Prudhomme, mainly a guitarist, shares duties with the West Coast contingent: Geoff Soule, Ted Ellison, and Kyle Statham--all known for randomly switching instruments. When asked the members' ages, Prudhomme says, "Most people are described by three things: sex, race, and age. We try to avoid describing ourselves in such terms." He's about half-serious. (Pictured here are four white males in their 20s and 30s. Quelle surprise.)
Add to that the near impossibility of discerning which member was responsible for each song, a far cry from glory-chasing. All four members write and three of them sing, but they don't credit themselves on the CD sleeve. "There's plenty of confusion about that," Prudhomme says. "Even my girlfriend will listen to the tape and not know which songs I've written." Generally, each member sings his own songs, and while Prudhomme insists the songs on Conduct aren't grouped according to songwriter, they bleed from one track to the next until the disc nearly sounds like a three-act drama. After a maverick, Pixies-like opener called "The Thing," songs two through nine carry a thematic, sleepy-yet-loopy quality; tracks 10 through 14 show a more experimental, waggish side; and the record finishes up with a trio of sibling songs, each an opium-laced mini-flood. Not one lasts more than three minutes.
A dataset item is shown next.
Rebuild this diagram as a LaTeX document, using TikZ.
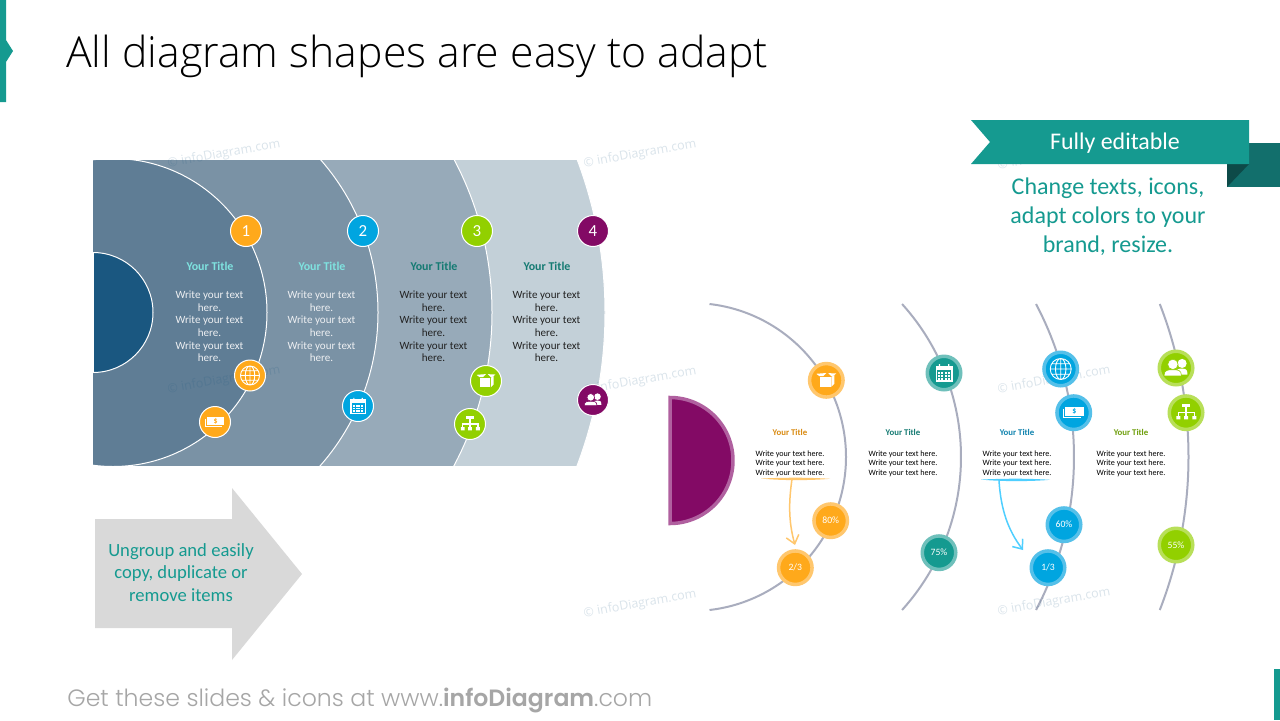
\documentclass[tikz,border=0pt]{standalone}
\usepackage{fontspec}
\setmainfont{Carlito}
\newfontfamily\titlefont{Open Sans Light}
\newfontfamily\footfont{Poppins Light}[BoldFont=Poppins SemiBold]
\newfontfamily\markfont{Open Sans}
\usetikzlibrary{arrows.meta}
\definecolor{teal1}{HTML}{159A90}
\definecolor{teal2}{HTML}{126F6C}
\definecolor{teal3}{HTML}{0D4A48}
\definecolor{tealtxt}{HTML}{147A72}
\definecolor{orange1}{HTML}{FFA91B}
\definecolor{orange2}{HTML}{FFC76E}
\definecolor{blue1}{HTML}{00A5E0}
\definecolor{blue2}{HTML}{55C0E9}
\definecolor{bluenote}{HTML}{4FCFFF}
\definecolor{green1}{HTML}{92D000}
\definecolor{green2}{HTML}{B8DF59}
\definecolor{teal4}{HTML}{6FC0BB}
\definecolor{purple1}{HTML}{830A65}
\definecolor{purple2}{HTML}{B0609F}
\definecolor{band1}{HTML}{5F7D95}
\definecolor{band2}{HTML}{7A92A5}
\definecolor{band3}{HTML}{97AAB9}
\definecolor{band4}{HTML}{C3D0D8}
\definecolor{core}{HTML}{1A5780}
\definecolor{arcgray}{HTML}{A9ADBE}
\definecolor{titlecyan}{HTML}{7FE3E0}
\definecolor{bodylight}{HTML}{EDEFF2}
\definecolor{bodydark}{HTML}{222222}
\tikzset{
	numdot/.style={circle,fill=#1,draw=white,line width=0.02cm,minimum size=0.62cm,inner sep=0pt,text=white,font=\fontsize{9.6}{10}\selectfont},
	ringdot/.style 2 args={circle,fill=#1,draw=#2,line width=0.07cm,minimum size=0.67cm,inner sep=0pt,text=white,font=\fontsize{5.5}{6}\selectfont},
	bigtitle/.style={text=#1,font=\fontsize{6.8}{8}\selectfont\bfseries,inner sep=0pt},
	bigbody/.style={text=#1,align=center,font=\fontsize{6.3}{7.15}\selectfont,inner sep=0pt},
	smalltitle/.style={text=#1,font=\fontsize{5}{6}\selectfont\bfseries,inner sep=0pt},
	smallbody/.style={align=center,font=\fontsize{4.64}{5.4}\selectfont,inner sep=0pt},
	mark text/.style={text=#1,opacity=0.16,rotate=10,inner sep=0pt,font=\markfont\fontsize{7.1}{8}\selectfont},
	pics/iconglobe/.style={code={
		\draw[white,line width=0.018cm] (0,0) circle (10) (0,0) ellipse (5 and 10) (0,-10)--(0,10) (-10,0)--(10,0) (-8.6,-5)--(8.6,-5) (-8.6,5)--(8.6,5);
	}},
	pics/icondollar/.style={code={
		\fill[white] (-8,-5.5) rectangle (9.5,3.5);
		\draw[white,line width=0.02cm] (-9.5,-3.5)--(-9.5,5)--(7,5);
		\node[text=#1,inner sep=0pt,font=\fontsize{4.5}{5}\selectfont\bfseries] (sign) at (0.7,-1) {\$};
	}},
	pics/iconcal/.style={code={
		\draw[white,line width=0.025cm] (-7.5,-6.5) rectangle (7.5,7.5);
		\fill[white] (-7.5,-6.5) rectangle (7.5,-3);
		\fill[white] (-5,-8.5) rectangle (-3.8,-6) (3.8,-8.5) rectangle (5,-6);
		\foreach \gx in {-5.5,-2.5,0.5,3.5}
			\foreach \gy in {-1,1.8,4.6}
				\fill[white] (\gx,\gy) rectangle +(2,1.7);
	}},
	pics/iconbox/.style={code={
		\fill[white] (-6.5,-3.2)--(4.2,-3.2)--(4.2,6.8)--(-6.5,6.8)--cycle;
		\fill[white] (5,-3.4)--(8,-5.2)--(8,3.6)--(5,6.6)--cycle;
		\fill[white] (-10,-6.5)--(0,-7.3)--(-3,-4.2)--(-7,-4.2)--cycle;
		\fill[white] (2,-7.2)--(10,-6.8)--(6.5,-4.2)--(5,-4.2)--cycle;
	}},
	pics/iconorg/.style={code={
		\fill[white] (-4,-8.3) rectangle (4,-5.3);
		\fill[white] (-9.7,3.3) rectangle (-5.7,6.7) (-2,3.3) rectangle (2,6.7) (6.3,3.3) rectangle (10.3,6.7);
		\draw[white,line width=0.025cm] (0,-5.3)--(0,3.3) (-7.7,3.3)--(-7.7,0)--(8.3,0)--(8.3,3.3);
	}},
	pics/iconpeople/.style={code={
		\fill[white] (4.7,-3.5) circle (3.5);
		\fill[white] (0,5) .. controls (0,0.5) and (2,0.5) .. (4.7,0.5) .. controls (7.5,0.5) and (8.8,1) .. (8.8,5) -- cycle;
		\filldraw[white,draw=#1,line width=0.012cm] (-2.4,-2.8) circle (4);
		\filldraw[white,draw=#1,line width=0.012cm] (-9.3,6) .. controls (-9.3,1.3) and (-6,1.3) .. (-2.4,1.3) .. controls (1,1.3) and (4.2,1.3) .. (4.2,6) -- cycle;
	}},
}
\begin{document}
\begin{tikzpicture}[>=stealth,x=0.02cm,y=-0.02cm]
	\useasboundingbox (0,0) rectangle (1280,720);
	\fill[white] (0,0) rectangle (1280,720);
	% bar at the top left, bar at the bottom right
	\fill[teal1] (0,0)--(6,0)--(6,40)--(13,51)--(6,62)--(6,102)--(0,102)--cycle;
	\fill[teal1] (1274,669) rectangle (1280,720);
	\node[anchor=base west,inner sep=0pt,font=\titlefont\fontsize{24.33}{28}\selectfont] (title) at (66,67) {All diagram shapes are easy to adapt};
	% left diagram
	\begin{scope}
		\clip (93,160) rectangle (605,465);
		\foreach \cx/\rad/\col in {173/432/band4,165/327/band3,146/232/band2,113/154/band1}
			\filldraw[fill=\col,draw=white,line width=0.02cm] (\cx,312.5) circle (\rad);
		\filldraw[fill=core,draw=white,line width=0.02cm] (93,312.5) circle (60);
	\end{scope}
	\draw[white,line width=0.02cm] (93,252.5)--(93,372.5);
	\foreach \nm/\xx/\tcol/\bcol in {a/210/titlecyan/bodylight,b/322/titlecyan/bodylight,c/434/tealtxt/bodydark,d/547/tealtxt/bodydark}{
		\node[bigtitle=\tcol] (title\nm) at (\xx,266) {Your Title};
		\node[bigbody=\bcol] (body\nm) at (\xx-0.5,326.5) {Write your text\\here.\\Write your text\\here.\\Write your text\\here.};
	}
	% right diagram, arcs
	\foreach \cx/\rad in {692/154,733/228,747/327,766.5/422}{
		\pgfmathsetmacro{\ang}{asin(153/\rad)}
		\draw[arcgray,line width=0.04cm,samples=80,smooth,domain=-\ang:\ang] plot({\cx+\rad*cos(\x)},{457+\rad*sin(\x)});
	}
	\draw[fill=purple1,draw=purple2,line width=0.07cm,samples=80,domain=-90:90] plot({670+63*cos(\x)},{460.5+63*sin(\x)}) -- cycle;
	\foreach \nm/\xx/\col in {e/790/D98A10,f/903/147A72,g/1017/0E82AE,h/1131/6E9E0B}{
		\definecolor{thiscol}{HTML}{\col}
		\node[smalltitle=thiscol] (title\nm) at (\xx,432) {Your Title};
		\node[smallbody] (body\nm) at (\xx,463.5) {Write your text here.\\Write your text here.\\Write your text here.};
	}
	% notes under two of the texts
	\fill[orange2] (761,478.5) .. controls (790,477.3) and (810,477.5) .. (830,478.8) .. controls (810,480.6) and (780,480.6) .. cycle;
	\fill[bluenote] (981,479.5) .. controls (1010,478.3) and (1030,478.5) .. (1050,479.8) .. controls (1030,481.6) and (1000,481.6) .. cycle;
	\coordinate (noteA) at (792,479);
	\coordinate (tipA) at (795,545);
	\coordinate (noteB) at (999,481);
	\coordinate (tipB) at (1023,550);
	\draw[orange2,line width=0.03cm,-{Straight Barb[length=0.16cm,width=0.26cm]}] (noteA) .. controls (789,500) and (788,520) .. (tipA);
	\draw[bluenote,line width=0.03cm,-{Straight Barb[length=0.16cm,width=0.26cm]}] (noteB) .. controls (1001,510) and (1008,530) .. (tipB);
	% faint marks
	\foreach \nm/\xx/\yy in {m1/224/154,m2/640/154,m3/224/380,m4/640/381,m5/1054/380,m6/640/604,m7/1054/602,m8/1054/156}
		\node[mark text=core] (\nm) at (\xx,\yy) {© infoDiagram.com};
	% dots with numbers
	\foreach \nm/\xx/\col in {1/246/orange1,2/363/blue1,3/477/green1,4/593/purple1}
		\node[numdot=\col] (num\nm) at (\xx,231) {\nm};
	% dots with icons, left
	\foreach \nm/\xx/\yy/\col/\ico in {ic1/250/375.5/orange1/iconglobe,ic2/215/422/orange1/icondollar,ic3/358/406/blue1/iconcal,ic4/486/381/green1/iconbox,ic5/470/424/green1/iconorg,ic6/593/400/purple1/iconpeople}{
		\node[numdot=\col] (\nm) at (\xx,\yy) {};
		\pic[scale=0.95] (\nm x) at (\nm) {\ico={\col}};
	}
	% dots with icons, right
	\foreach \nm/\xx/\yy/\col/\rim/\ico/\sc in {rc1/826.3/380.3/orange1/orange2/iconbox/1,rc2/944/373/teal1/teal4/iconcal/1.05,rc3/1060.7/369/blue1/blue2/iconglobe/1.05,rc4/1073.7/412.7/blue1/blue2/icondollar/1.05,rc5/1176/368/green1/green2/iconpeople/1.3,rc6/1186/412.7/green1/green2/iconorg/1}{
		\node[ringdot={\col}{\rim}] (\nm) at (\xx,\yy) {};
		\pic[scale=\sc] (\nm x) at (\nm) {\ico={\col}};
	}
	% dots with values, right
	\foreach \nm/\xx/\yy/\col/\rim/\txt in {p1/830.7/520.7/orange1/orange2/80\%,p2/795.3/567.7/orange1/orange2/{2/3},p3/939/552.7/teal1/teal4/75\%,p4/1064/524.7/blue1/blue2/60\%,p5/1048/567.7/blue1/blue2/{1/3},p6/1176/545/green1/green2/55\%}
		\node[ringdot={\col}{\rim}] (\nm) at (\xx,\yy) {\txt};
	% ribbon
	\fill[teal2] (1227,143) rectangle (1280,187);
	\fill[teal3] (1227,164)--(1249,164)--(1227,187)--cycle;
	\fill[teal1] (971,120)--(1249,120)--(1249,164)--(971,164)--(990,142)--cycle;
	\node[text=white,inner sep=0pt,font=\fontsize{13.6}{15}\selectfont] (ribbon) at (1115,143) {Fully editable};
	\node[text=teal1,align=center,inner sep=0pt,font=\fontsize{13.65}{16.4}\selectfont] (ribbontxt) at (1108,216.5) {Change texts, icons,\\adapt colors to your\\brand, resize.};
	% grey arrow
	\fill[black!15] (95,519)--(232,519)--(232,488)--(302,574)--(232,660)--(232,628)--(95,628)--cycle;
	\node[text=teal1,align=center,inner sep=0pt,font=\fontsize{10.6}{12.8}\selectfont] (arrowtxt) at (181,572.5) {Ungroup and easily\\copy, duplicate or\\remove items};
	\node[anchor=base west,inner sep=0pt,text=black!35,font=\footfont\fontsize{13.43}{15}\selectfont] (foot) at (67,706) {Get these slides \& icons at www.\textbf{infoDiagram}.com};
\end{tikzpicture}
\end{document}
"You mention that grouping," Prudhomme says, "but I know for sure the last three songs are by three different people. We just all think alike. It's nice--we don't worry about having a split audience."
He claims the band's sound hasn't changed much over time, but the differences between Conduct and the band's previous record, 1997's Pardon My French, are clear, at least if you lean in and cup your ear. The well-mannered Pardon My French is essentially 16 tracks of self-indulgent politeness--like a spacey, self-absorbed stranger who remembers to smile when he shakes your hand. It also introduced a growing following to the band's ability to pen great hooks, albeit reluctantly; "Dirty Brunette" and "To My Gurl" showed off an ear-pleasing pop sensibility. Thing is, even though it can, Fuck doesn't visit such an obvious place very often, and on that album, it never lets the listener catch and hold a mood. It's every song for itself, creating a delicate bigger picture that threatens to shatter into slippery fragments.
"The new record is more upbeat," Prudhomme asserts, though a few listens tell a different story. All those idle, quirky tracks, when piled back-to-back, create a warmer cohesion than any passage on Pardon. So often a few interweaving guitars, a spare snare, and a languid bass line support a mere implication of a vocal line. What sounds like a single singer throughout is actually three different drugged voices, each one so buried and lax, it seems whoever is standing at the microphone must be propping himself against the wall, barely shrugging off the threat of passing out from sheer exhaustion or boredom.